# 2019 Royal Oak,MI. Classic Bicycle Swap Meet Sunday Sept. 22, 2019



## pkleppert (Aug 2, 2019)

*Royal Oak Classic Bicycle Swap Meet
Sunday Sept. 22, 2019  8a.m. – 3p.m.
Royal Oak Farmer’s Market, 
316 E. 11 Mile Rd. Royal Oak, MI 48607
This will be our fourth “Classic Bicycle Swap Meet” at the Royal Oak Farmer’s Market. Our team has been hosting the “Ann Arbor Classic Bicycle Show and Swap Meet” every April for over 30 years. 
We hope to make the Royal Oak Classic Bicycle Swap Meet just as exciting, fun and enjoyable as the Ann Arbor show.
Last year’s “SOLD OUT” swap meet had over 60 premier vendors from the over 300 Ann Arbor Show vendors from across the USA
We are going to have ½ of the Farmer’s Market building and a large parking lot for outdoor vendors.
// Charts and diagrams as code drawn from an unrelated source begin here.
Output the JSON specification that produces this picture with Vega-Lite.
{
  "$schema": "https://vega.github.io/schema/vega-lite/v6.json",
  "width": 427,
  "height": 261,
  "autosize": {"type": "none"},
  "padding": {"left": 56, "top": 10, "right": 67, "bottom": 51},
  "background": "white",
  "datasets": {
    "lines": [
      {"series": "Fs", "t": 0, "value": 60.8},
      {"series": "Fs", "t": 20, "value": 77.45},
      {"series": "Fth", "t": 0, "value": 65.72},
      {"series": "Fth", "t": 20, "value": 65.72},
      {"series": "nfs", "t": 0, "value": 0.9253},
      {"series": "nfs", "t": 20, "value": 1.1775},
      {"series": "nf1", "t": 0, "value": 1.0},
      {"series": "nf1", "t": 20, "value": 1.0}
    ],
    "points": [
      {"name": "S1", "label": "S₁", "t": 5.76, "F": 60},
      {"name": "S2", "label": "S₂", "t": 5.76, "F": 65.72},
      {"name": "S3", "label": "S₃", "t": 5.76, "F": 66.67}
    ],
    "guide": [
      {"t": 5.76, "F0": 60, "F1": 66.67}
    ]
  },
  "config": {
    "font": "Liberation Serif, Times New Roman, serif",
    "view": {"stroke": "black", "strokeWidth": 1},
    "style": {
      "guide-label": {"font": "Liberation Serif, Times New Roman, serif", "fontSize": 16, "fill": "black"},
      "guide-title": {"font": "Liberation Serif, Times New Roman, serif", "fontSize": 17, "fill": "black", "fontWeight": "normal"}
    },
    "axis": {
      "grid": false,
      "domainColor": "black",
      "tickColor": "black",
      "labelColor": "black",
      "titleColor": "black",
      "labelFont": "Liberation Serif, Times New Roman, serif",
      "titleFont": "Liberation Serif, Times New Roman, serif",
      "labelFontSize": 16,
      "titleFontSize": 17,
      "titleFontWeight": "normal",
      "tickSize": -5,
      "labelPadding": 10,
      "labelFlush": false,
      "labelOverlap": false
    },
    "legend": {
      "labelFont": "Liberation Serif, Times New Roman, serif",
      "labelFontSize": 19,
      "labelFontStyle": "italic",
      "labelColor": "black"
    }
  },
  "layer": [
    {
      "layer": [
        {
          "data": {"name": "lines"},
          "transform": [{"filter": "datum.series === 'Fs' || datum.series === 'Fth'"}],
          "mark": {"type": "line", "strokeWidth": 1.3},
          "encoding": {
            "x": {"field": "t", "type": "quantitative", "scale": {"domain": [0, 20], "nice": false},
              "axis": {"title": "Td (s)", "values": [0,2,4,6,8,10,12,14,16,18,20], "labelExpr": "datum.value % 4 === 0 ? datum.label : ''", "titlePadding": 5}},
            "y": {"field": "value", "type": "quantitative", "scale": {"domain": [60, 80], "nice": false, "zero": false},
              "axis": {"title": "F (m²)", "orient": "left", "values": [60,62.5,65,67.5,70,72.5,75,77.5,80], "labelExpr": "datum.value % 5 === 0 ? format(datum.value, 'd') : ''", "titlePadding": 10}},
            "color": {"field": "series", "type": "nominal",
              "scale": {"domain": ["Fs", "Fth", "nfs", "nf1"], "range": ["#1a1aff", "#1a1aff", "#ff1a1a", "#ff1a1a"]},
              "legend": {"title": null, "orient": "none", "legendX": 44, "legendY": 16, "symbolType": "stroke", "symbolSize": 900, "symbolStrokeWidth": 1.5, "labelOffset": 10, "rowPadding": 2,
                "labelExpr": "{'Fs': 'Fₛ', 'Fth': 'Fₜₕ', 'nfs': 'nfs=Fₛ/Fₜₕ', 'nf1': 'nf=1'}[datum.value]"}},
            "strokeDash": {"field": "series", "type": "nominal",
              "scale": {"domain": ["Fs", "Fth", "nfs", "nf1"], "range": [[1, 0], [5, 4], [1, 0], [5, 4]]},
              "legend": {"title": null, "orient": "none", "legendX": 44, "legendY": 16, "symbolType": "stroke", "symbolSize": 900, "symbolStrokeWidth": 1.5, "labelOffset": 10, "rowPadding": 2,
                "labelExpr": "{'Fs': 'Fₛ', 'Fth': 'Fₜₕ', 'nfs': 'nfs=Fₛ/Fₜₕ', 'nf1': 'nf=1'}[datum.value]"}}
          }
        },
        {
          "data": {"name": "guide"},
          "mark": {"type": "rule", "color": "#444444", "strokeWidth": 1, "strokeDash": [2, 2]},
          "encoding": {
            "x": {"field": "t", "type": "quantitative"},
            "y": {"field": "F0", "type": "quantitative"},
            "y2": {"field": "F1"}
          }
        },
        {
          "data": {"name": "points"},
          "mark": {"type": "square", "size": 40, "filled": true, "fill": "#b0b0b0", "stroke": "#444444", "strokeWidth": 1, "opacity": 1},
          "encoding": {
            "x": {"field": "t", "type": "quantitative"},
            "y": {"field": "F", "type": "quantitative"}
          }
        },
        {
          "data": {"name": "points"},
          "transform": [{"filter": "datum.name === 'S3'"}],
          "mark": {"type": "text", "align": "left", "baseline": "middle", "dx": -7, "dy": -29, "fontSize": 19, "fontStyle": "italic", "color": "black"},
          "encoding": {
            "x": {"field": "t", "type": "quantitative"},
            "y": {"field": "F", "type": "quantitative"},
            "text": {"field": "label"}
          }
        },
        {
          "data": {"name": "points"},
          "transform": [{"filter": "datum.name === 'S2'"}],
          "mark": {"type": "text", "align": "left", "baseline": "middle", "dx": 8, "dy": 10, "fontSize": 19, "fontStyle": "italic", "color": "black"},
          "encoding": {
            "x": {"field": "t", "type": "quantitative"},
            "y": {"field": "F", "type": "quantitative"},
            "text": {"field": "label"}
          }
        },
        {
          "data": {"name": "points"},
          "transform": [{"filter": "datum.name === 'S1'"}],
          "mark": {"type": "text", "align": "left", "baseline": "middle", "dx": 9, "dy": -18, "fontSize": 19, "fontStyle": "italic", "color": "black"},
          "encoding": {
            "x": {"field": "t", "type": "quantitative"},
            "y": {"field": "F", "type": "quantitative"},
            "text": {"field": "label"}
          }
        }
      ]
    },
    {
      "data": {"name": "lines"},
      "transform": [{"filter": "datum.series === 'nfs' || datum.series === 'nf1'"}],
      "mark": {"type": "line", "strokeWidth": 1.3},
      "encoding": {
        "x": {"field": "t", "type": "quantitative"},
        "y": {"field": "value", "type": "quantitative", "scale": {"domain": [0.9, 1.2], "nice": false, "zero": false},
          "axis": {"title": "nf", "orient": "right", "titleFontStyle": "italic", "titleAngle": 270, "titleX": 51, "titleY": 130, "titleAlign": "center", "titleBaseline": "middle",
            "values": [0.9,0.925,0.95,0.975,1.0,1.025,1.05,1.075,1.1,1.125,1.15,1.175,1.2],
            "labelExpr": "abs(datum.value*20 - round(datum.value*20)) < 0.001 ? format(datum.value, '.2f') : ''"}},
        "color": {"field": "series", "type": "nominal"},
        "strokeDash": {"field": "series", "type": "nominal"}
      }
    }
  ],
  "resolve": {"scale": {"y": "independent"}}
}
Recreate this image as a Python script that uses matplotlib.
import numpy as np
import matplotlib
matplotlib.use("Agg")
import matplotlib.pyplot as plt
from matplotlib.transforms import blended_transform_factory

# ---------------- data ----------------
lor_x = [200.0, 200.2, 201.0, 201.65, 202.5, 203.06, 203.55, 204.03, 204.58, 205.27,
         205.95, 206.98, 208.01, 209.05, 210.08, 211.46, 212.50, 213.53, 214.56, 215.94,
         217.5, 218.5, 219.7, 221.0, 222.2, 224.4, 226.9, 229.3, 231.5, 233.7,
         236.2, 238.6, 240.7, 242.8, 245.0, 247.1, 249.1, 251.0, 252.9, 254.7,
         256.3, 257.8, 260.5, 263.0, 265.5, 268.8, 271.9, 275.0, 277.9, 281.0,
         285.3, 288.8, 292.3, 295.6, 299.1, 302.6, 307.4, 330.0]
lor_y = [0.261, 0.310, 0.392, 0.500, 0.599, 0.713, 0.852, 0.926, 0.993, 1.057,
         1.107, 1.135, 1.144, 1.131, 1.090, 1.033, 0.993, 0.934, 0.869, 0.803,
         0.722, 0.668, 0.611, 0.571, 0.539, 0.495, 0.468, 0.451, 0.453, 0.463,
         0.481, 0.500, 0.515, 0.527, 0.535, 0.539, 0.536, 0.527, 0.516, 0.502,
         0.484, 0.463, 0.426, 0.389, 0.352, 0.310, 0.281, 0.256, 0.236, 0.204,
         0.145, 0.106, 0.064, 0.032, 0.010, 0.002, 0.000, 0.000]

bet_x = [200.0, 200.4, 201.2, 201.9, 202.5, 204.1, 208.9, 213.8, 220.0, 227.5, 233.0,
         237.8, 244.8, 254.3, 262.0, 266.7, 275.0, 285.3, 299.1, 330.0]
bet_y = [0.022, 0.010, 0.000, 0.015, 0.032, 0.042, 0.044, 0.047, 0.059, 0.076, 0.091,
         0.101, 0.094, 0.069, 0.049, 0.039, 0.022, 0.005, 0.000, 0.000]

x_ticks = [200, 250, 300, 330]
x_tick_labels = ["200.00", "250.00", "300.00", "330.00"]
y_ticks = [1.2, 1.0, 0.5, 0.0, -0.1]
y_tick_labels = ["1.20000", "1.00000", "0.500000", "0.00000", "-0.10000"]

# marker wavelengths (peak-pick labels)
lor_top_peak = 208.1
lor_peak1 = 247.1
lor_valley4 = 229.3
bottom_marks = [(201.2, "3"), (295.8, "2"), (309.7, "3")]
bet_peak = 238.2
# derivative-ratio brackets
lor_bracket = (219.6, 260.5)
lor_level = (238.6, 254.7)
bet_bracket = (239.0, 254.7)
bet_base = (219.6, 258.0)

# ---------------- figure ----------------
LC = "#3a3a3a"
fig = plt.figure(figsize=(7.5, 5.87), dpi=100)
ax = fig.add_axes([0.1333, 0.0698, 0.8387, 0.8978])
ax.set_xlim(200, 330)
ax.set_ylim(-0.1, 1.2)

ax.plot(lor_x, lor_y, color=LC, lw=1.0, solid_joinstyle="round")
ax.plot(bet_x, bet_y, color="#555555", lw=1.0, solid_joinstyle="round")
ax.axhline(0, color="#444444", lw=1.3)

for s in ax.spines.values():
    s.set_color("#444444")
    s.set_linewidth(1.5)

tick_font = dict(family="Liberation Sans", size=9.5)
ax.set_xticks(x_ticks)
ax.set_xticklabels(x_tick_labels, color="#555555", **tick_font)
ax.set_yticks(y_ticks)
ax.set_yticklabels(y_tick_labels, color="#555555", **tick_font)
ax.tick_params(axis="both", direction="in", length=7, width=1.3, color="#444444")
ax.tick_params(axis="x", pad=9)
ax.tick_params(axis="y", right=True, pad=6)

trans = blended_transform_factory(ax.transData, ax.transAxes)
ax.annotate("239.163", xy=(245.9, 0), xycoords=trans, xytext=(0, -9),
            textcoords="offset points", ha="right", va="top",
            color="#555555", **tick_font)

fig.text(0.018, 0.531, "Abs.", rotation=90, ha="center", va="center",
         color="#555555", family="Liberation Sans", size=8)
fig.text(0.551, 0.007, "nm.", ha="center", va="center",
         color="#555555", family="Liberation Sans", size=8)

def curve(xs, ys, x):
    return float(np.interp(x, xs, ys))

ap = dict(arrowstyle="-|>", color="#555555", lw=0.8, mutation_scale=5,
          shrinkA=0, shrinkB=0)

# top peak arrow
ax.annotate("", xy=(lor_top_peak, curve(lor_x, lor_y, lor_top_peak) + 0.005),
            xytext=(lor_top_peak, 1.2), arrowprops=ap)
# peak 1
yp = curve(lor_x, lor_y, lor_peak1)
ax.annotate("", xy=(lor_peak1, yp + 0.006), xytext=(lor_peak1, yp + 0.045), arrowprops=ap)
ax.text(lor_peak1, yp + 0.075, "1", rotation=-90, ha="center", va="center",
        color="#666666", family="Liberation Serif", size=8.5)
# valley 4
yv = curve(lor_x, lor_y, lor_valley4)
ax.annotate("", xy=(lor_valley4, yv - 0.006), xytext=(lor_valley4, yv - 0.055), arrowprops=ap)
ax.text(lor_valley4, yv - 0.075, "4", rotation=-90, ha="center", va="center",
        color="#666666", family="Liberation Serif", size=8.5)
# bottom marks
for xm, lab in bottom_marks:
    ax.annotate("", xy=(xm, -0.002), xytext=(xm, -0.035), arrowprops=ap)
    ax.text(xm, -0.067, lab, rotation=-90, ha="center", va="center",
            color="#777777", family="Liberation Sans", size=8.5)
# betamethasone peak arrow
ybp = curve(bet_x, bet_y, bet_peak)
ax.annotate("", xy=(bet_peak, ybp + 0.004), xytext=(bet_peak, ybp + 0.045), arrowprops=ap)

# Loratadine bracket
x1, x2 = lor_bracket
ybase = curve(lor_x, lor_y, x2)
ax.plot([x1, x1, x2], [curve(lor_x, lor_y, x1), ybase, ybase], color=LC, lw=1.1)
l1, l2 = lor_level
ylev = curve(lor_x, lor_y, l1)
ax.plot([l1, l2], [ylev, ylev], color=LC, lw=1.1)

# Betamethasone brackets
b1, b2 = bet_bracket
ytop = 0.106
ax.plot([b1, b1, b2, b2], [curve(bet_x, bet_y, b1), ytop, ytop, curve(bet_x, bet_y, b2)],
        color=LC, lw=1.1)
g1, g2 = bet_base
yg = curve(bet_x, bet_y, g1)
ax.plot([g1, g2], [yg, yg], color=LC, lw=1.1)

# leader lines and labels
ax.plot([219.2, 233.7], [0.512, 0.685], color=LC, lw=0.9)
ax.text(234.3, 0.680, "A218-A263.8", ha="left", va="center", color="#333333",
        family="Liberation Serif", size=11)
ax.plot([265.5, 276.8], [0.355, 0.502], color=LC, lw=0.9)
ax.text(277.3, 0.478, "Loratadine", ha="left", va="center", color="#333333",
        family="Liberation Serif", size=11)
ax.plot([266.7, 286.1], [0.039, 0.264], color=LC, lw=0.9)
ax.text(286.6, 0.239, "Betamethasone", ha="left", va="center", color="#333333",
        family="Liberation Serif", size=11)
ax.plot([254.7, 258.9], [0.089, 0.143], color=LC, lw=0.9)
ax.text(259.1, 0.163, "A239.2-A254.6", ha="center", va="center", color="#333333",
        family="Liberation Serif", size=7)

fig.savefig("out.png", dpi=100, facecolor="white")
The regular Royal Oak Sunday Flea Market will continue to be held on the East side of the building.
If anyone has a bike they’d like to sell they can display their bike for sale in our monitored “Bicycle Corral” for only $10. If it does not sell, they get their bike and $5 back!
Also, there is a show flyer and Vendor’s Form on the web site **www.robikeswap.com** You can copy and post for the show and we ask that you send it to all your Classic Bicycle friends. 
Any questions please call us 248-642-6639 or email us at:
robikeswap@aol.com
*


----------



## mickeyc (Aug 2, 2019)

Got my space reserved...hope to see a lot of people.  Will post what I am selling when the date gets closer.


----------



## Jay81 (Aug 8, 2019)

Got mine reserved too.


----------



## catfish (Aug 8, 2019)

Cool!


----------



## TieDye (Aug 8, 2019)

See you guys there.  Bring some girls seats and pedals, and some nice girls bikes for me to buy.  Oh, and hopefully someone will have a nice bike for my hubby.  I'll be wearing tie dye.
Deb


----------